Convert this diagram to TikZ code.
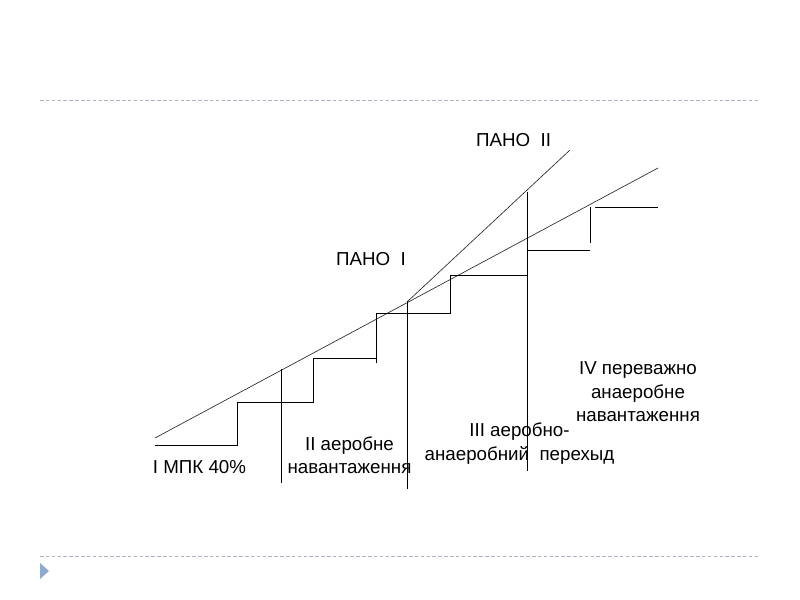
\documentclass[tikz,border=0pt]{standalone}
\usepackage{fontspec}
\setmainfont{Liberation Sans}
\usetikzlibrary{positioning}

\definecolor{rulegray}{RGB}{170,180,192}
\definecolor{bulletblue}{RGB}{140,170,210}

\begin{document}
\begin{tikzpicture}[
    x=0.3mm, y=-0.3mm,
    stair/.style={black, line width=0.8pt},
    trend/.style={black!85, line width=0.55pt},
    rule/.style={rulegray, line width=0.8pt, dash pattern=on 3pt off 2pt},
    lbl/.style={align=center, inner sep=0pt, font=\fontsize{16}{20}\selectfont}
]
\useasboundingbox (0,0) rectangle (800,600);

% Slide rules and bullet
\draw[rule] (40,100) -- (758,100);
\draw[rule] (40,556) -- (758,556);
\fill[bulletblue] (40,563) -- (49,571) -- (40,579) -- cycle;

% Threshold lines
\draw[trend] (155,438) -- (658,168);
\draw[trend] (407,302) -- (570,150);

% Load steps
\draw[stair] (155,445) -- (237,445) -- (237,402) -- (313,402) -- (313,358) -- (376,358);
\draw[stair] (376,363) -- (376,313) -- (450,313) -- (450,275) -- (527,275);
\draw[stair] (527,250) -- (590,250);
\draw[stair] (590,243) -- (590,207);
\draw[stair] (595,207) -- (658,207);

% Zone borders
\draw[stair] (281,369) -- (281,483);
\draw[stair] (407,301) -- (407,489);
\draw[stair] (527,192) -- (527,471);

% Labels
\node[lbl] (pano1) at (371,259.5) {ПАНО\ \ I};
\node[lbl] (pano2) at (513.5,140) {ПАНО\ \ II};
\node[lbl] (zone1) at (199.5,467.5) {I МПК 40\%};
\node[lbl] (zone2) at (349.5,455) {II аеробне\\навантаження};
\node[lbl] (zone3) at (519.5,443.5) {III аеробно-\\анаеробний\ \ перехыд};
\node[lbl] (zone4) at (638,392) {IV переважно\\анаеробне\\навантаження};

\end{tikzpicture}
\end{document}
* * *
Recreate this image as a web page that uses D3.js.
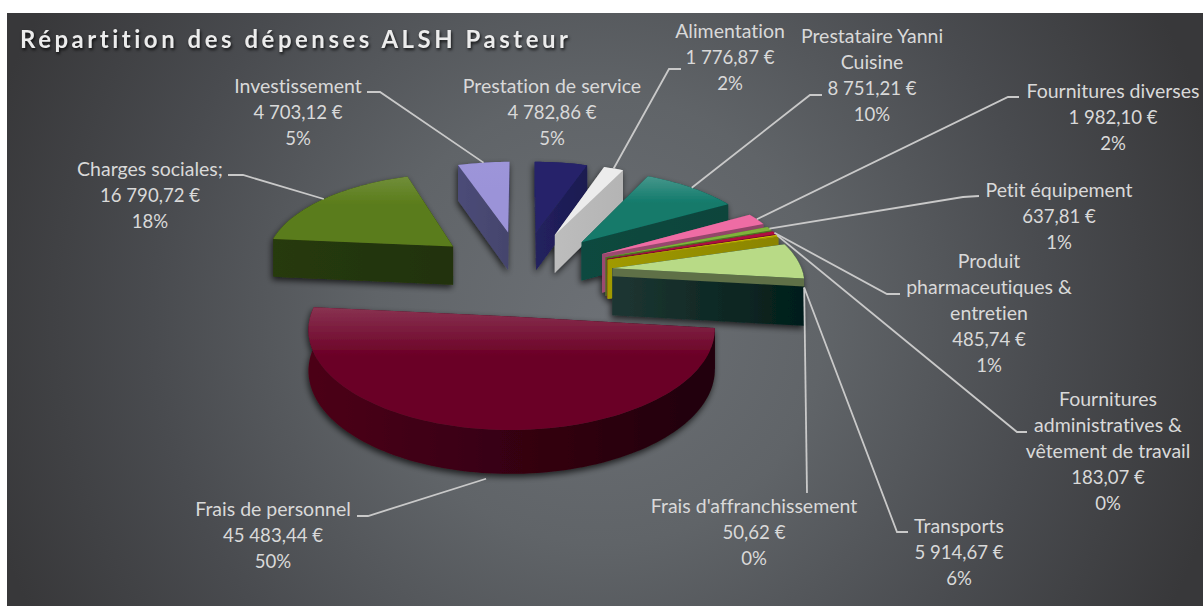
...
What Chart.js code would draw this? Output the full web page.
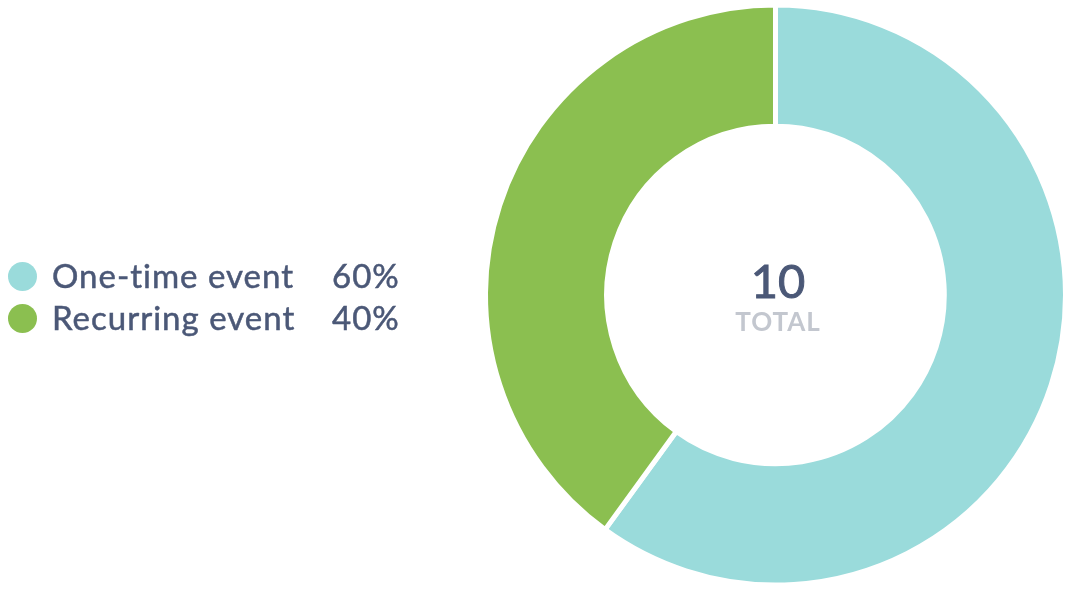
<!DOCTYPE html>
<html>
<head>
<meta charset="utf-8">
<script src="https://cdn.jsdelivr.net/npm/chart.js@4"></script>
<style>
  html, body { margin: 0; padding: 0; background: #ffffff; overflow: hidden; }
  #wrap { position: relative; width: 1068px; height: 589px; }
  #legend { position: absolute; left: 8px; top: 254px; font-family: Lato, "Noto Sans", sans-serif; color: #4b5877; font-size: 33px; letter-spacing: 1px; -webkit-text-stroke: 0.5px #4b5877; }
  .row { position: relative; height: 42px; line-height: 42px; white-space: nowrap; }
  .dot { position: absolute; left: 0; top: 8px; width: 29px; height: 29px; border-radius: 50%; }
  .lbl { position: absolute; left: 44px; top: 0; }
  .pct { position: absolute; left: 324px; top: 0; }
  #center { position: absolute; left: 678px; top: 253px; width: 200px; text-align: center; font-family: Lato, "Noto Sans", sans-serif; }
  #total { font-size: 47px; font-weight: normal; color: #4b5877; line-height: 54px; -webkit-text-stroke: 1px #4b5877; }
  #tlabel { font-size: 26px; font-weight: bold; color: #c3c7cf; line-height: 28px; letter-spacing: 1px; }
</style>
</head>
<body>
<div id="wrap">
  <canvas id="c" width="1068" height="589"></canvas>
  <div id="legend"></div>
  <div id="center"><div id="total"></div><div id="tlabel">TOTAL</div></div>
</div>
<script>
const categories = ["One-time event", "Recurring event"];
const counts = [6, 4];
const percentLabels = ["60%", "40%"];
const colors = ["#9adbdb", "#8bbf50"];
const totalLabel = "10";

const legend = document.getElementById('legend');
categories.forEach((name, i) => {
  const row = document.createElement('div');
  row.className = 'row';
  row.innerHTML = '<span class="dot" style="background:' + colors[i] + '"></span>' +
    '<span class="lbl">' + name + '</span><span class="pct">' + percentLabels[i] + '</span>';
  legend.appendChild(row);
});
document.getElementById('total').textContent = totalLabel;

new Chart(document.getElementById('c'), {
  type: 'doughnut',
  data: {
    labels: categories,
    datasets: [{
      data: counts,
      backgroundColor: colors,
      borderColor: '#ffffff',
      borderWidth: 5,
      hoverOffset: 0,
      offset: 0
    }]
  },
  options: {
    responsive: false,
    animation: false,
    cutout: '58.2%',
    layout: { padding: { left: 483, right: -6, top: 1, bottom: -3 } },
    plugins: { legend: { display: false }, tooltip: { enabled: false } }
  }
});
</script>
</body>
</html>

**SHORT PROBLEM**:
In the listing above, find the line containing "Convert this diagram to TikZ code." and the line containing "(zone4) at (638,392)", then write out both of them and every line between, exactly, with no pictures.

**RESPONSE**:
Convert this diagram to TikZ code.
\documentclass[tikz,border=0pt]{standalone}
\usepackage{fontspec}
\setmainfont{Liberation Sans}
\usetikzlibrary{positioning}

\definecolor{rulegray}{RGB}{170,180,192}
\definecolor{bulletblue}{RGB}{140,170,210}

\begin{document}
\begin{tikzpicture}[
    x=0.3mm, y=-0.3mm,
    stair/.style={black, line width=0.8pt},
    trend/.style={black!85, line width=0.55pt},
    rule/.style={rulegray, line width=0.8pt, dash pattern=on 3pt off 2pt},
    lbl/.style={align=center, inner sep=0pt, font=\fontsize{16}{20}\selectfont}
]
\useasboundingbox (0,0) rectangle (800,600);

% Slide rules and bullet
\draw[rule] (40,100) -- (758,100);
\draw[rule] (40,556) -- (758,556);
\fill[bulletblue] (40,563) -- (49,571) -- (40,579) -- cycle;

% Threshold lines
\draw[trend] (155,438) -- (658,168);
\draw[trend] (407,302) -- (570,150);

% Load steps
\draw[stair] (155,445) -- (237,445) -- (237,402) -- (313,402) -- (313,358) -- (376,358);
\draw[stair] (376,363) -- (376,313) -- (450,313) -- (450,275) -- (527,275);
\draw[stair] (527,250) -- (590,250);
\draw[stair] (590,243) -- (590,207);
\draw[stair] (595,207) -- (658,207);

% Zone borders
\draw[stair] (281,369) -- (281,483);
\draw[stair] (407,301) -- (407,489);
\draw[stair] (527,192) -- (527,471);

% Labels
\node[lbl] (pano1) at (371,259.5) {ПАНО\ \ I};
\node[lbl] (pano2) at (513.5,140) {ПАНО\ \ II};
\node[lbl] (zone1) at (199.5,467.5) {I МПК 40\%};
\node[lbl] (zone2) at (349.5,455) {II аеробне\\навантаження};
\node[lbl] (zone3) at (519.5,443.5) {III аеробно-\\анаеробний\ \ перехыд};
\node[lbl] (zone4) at (638,392) {IV переважно\\анаеробне\\навантаження};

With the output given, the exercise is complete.